» **ITEMS**
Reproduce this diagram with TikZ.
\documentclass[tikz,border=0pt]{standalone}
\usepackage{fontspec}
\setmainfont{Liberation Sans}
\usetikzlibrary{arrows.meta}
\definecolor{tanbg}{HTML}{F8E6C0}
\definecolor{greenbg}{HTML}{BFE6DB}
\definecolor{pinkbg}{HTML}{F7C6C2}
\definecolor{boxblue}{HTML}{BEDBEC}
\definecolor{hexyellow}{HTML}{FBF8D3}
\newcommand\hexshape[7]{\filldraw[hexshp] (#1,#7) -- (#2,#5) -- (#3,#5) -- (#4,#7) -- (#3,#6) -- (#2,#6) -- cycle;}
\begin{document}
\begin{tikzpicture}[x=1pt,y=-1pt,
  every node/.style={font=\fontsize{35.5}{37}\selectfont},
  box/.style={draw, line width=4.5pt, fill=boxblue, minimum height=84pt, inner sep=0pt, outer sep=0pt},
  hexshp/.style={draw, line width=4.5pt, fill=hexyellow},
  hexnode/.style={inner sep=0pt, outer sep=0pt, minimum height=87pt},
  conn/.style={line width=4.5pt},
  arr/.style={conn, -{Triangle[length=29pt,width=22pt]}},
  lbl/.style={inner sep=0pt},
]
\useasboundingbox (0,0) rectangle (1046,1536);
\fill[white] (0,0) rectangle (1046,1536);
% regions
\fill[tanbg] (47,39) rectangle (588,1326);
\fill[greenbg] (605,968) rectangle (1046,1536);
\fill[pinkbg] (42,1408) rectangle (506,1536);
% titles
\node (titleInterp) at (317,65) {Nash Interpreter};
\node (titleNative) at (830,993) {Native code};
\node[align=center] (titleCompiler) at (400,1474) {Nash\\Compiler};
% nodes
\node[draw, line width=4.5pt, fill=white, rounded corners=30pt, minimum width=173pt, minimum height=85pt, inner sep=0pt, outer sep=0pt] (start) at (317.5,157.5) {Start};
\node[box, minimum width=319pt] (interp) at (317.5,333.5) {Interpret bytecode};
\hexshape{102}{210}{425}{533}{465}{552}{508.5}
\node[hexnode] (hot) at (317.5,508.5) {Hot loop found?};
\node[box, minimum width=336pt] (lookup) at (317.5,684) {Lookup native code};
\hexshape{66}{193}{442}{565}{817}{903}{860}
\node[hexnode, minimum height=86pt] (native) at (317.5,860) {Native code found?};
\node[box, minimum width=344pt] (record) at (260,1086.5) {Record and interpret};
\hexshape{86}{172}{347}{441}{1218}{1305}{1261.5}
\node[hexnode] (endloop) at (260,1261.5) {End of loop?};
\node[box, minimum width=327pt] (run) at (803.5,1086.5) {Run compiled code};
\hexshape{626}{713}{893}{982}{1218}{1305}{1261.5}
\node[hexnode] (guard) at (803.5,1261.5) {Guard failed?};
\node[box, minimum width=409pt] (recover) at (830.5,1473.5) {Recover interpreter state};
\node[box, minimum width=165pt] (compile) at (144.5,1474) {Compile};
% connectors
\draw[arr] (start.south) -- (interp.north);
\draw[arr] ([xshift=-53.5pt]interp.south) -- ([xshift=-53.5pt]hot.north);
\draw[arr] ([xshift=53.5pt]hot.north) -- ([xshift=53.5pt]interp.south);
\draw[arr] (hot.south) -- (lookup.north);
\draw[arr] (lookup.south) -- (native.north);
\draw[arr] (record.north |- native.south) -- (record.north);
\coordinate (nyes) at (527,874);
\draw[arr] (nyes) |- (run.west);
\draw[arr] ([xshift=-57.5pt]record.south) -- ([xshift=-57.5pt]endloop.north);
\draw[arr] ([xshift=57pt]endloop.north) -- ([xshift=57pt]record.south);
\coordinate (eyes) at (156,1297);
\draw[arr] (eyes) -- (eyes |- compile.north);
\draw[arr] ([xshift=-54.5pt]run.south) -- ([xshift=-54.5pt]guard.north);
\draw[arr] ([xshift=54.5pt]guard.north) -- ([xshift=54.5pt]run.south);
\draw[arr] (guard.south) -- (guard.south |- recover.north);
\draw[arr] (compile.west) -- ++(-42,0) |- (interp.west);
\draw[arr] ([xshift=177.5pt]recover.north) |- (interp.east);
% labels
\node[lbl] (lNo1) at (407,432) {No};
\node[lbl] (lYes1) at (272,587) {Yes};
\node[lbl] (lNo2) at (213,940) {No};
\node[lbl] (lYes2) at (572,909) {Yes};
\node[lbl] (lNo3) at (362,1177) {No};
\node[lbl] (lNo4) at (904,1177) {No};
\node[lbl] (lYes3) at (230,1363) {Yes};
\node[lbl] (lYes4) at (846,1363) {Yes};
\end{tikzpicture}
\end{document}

* * *

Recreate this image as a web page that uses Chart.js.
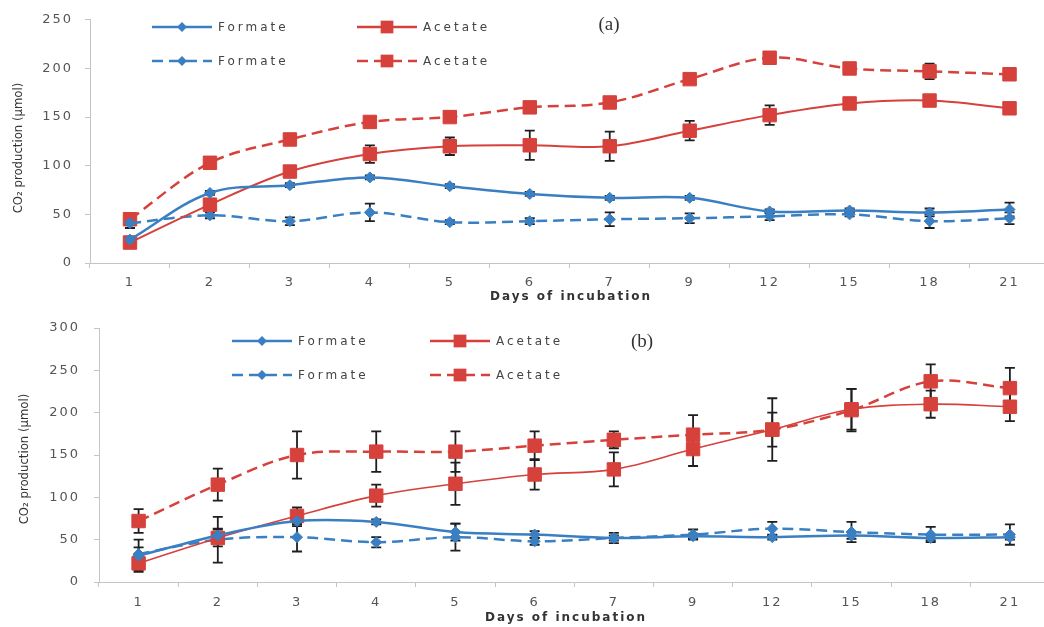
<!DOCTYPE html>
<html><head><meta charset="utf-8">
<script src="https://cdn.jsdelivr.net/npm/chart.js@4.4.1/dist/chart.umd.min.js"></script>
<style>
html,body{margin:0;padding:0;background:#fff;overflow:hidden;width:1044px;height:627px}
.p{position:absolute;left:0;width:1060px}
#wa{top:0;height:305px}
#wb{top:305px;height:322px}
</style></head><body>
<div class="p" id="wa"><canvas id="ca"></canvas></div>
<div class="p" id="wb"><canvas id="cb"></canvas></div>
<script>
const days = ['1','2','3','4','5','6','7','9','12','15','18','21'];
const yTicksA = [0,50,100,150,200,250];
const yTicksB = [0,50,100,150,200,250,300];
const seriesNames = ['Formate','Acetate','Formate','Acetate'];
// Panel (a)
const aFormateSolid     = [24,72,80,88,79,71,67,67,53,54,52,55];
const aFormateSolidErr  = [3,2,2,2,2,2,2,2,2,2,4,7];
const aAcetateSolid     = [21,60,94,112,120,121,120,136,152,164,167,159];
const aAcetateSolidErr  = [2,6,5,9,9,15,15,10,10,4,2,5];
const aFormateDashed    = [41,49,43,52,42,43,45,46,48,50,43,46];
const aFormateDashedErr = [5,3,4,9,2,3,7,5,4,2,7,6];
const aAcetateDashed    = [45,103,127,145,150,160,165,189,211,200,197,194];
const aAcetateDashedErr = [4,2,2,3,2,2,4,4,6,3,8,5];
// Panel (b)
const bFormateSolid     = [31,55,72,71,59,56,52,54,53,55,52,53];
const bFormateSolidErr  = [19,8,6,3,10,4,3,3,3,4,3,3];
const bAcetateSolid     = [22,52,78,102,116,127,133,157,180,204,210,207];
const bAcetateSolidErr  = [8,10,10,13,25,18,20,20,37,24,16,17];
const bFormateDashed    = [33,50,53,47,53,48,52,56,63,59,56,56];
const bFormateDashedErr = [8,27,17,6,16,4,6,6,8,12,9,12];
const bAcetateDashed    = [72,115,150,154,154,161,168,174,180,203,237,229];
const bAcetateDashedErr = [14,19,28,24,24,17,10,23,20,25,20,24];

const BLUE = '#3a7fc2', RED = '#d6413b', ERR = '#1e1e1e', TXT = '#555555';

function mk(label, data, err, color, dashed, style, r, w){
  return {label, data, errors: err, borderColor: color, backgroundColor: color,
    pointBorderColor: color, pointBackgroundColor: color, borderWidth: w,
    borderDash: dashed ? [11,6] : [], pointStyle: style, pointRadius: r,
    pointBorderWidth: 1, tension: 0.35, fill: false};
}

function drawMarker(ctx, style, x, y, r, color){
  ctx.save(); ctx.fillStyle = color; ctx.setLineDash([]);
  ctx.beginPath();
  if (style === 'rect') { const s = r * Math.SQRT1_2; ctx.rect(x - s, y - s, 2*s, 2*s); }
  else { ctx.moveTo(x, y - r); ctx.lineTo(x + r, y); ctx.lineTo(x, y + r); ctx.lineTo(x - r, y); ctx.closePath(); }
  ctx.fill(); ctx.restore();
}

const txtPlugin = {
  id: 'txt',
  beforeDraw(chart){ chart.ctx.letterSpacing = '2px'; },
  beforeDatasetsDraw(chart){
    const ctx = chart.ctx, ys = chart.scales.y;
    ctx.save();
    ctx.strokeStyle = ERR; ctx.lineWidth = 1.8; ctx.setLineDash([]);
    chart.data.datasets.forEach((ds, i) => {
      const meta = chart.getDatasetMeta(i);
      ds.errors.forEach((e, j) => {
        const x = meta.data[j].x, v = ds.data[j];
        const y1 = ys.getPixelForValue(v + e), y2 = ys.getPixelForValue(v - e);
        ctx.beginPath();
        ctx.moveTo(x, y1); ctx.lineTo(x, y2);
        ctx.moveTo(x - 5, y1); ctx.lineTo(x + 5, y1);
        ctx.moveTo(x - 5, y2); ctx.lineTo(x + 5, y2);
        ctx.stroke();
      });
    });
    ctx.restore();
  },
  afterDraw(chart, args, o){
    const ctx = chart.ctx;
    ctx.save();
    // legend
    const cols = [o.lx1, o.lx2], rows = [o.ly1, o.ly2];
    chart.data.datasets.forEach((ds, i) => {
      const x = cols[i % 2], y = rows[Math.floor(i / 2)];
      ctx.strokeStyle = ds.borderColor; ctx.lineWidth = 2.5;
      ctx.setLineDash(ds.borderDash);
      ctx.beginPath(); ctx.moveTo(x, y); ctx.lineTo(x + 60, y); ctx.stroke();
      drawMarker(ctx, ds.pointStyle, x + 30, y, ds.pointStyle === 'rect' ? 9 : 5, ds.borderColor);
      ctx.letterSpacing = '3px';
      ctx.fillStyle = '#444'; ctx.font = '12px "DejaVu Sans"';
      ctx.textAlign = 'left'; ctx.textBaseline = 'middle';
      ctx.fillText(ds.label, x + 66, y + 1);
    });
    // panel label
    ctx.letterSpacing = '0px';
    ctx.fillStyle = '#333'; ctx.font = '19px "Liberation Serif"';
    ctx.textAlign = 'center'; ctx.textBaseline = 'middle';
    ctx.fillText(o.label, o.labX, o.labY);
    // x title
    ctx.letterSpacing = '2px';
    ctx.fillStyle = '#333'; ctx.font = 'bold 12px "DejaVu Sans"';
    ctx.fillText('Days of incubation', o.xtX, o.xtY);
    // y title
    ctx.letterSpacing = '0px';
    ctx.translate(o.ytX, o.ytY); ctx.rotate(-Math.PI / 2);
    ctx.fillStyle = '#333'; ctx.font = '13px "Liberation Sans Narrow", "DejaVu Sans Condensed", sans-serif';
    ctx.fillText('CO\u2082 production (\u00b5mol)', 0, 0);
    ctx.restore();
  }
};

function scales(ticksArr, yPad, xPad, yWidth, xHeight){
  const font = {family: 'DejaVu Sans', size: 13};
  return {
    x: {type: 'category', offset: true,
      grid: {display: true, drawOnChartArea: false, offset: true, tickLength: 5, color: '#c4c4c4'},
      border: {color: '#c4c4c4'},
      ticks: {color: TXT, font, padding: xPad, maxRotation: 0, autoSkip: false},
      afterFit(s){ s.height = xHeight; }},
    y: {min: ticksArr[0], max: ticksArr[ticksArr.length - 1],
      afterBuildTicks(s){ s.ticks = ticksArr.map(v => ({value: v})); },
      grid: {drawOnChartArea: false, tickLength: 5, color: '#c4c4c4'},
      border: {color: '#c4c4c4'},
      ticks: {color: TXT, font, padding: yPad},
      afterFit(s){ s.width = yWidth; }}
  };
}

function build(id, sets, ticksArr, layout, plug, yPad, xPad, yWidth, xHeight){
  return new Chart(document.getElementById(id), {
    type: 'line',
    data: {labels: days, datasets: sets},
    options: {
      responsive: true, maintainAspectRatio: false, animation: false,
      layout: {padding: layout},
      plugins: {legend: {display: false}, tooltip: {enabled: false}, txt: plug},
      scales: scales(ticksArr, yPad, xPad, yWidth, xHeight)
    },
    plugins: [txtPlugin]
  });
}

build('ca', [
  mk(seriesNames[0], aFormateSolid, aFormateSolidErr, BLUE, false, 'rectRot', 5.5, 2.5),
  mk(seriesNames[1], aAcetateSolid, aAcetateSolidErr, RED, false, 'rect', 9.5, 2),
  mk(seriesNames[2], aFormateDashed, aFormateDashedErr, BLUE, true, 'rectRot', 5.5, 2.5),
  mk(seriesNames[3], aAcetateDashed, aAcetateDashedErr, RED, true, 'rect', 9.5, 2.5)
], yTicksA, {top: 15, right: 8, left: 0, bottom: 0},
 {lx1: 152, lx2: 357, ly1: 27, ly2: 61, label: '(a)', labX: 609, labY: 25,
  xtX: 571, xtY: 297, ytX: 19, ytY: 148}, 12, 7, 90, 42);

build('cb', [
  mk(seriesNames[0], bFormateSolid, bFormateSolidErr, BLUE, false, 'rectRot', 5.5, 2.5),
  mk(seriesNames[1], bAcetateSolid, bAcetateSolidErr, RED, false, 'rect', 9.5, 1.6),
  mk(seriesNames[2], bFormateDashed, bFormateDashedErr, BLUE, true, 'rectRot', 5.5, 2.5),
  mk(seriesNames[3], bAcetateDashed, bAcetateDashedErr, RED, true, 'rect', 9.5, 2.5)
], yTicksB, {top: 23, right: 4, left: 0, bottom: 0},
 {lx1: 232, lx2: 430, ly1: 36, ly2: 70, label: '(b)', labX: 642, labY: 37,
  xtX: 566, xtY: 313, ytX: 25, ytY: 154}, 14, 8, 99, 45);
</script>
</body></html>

» **WRITTEN EXERCISE**
Give again the lines from "Recreate this image" to "const BLUE = '#3a7fc2', RED" exactly, both of those lines included, and do not include any pictures.

» **THE RESULT**
Recreate this image as a web page that uses Chart.js.
<!DOCTYPE html>
<html><head><meta charset="utf-8">
<script src="https://cdn.jsdelivr.net/npm/chart.js@4.4.1/dist/chart.umd.min.js"></script>
<style>
html,body{margin:0;padding:0;background:#fff;overflow:hidden;width:1044px;height:627px}
.p{position:absolute;left:0;width:1060px}
#wa{top:0;height:305px}
#wb{top:305px;height:322px}
</style></head><body>
<div class="p" id="wa"><canvas id="ca"></canvas></div>
<div class="p" id="wb"><canvas id="cb"></canvas></div>
<script>
const days = ['1','2','3','4','5','6','7','9','12','15','18','21'];
const yTicksA = [0,50,100,150,200,250];
const yTicksB = [0,50,100,150,200,250,300];
const seriesNames = ['Formate','Acetate','Formate','Acetate'];
// Panel (a)
const aFormateSolid     = [24,72,80,88,79,71,67,67,53,54,52,55];
const aFormateSolidErr  = [3,2,2,2,2,2,2,2,2,2,4,7];
const aAcetateSolid     = [21,60,94,112,120,121,120,136,152,164,167,159];
const aAcetateSolidErr  = [2,6,5,9,9,15,15,10,10,4,2,5];
const aFormateDashed    = [41,49,43,52,42,43,45,46,48,50,43,46];
const aFormateDashedErr = [5,3,4,9,2,3,7,5,4,2,7,6];
const aAcetateDashed    = [45,103,127,145,150,160,165,189,211,200,197,194];
const aAcetateDashedErr = [4,2,2,3,2,2,4,4,6,3,8,5];
// Panel (b)
const bFormateSolid     = [31,55,72,71,59,56,52,54,53,55,52,53];
const bFormateSolidErr  = [19,8,6,3,10,4,3,3,3,4,3,3];
const bAcetateSolid     = [22,52,78,102,116,127,133,157,180,204,210,207];
const bAcetateSolidErr  = [8,10,10,13,25,18,20,20,37,24,16,17];
const bFormateDashed    = [33,50,53,47,53,48,52,56,63,59,56,56];
const bFormateDashedErr = [8,27,17,6,16,4,6,6,8,12,9,12];
const bAcetateDashed    = [72,115,150,154,154,161,168,174,180,203,237,229];
const bAcetateDashedErr = [14,19,28,24,24,17,10,23,20,25,20,24];

const BLUE = '#3a7fc2', RED = '#d6413b', ERR = '#1e1e1e', TXT = '#555555';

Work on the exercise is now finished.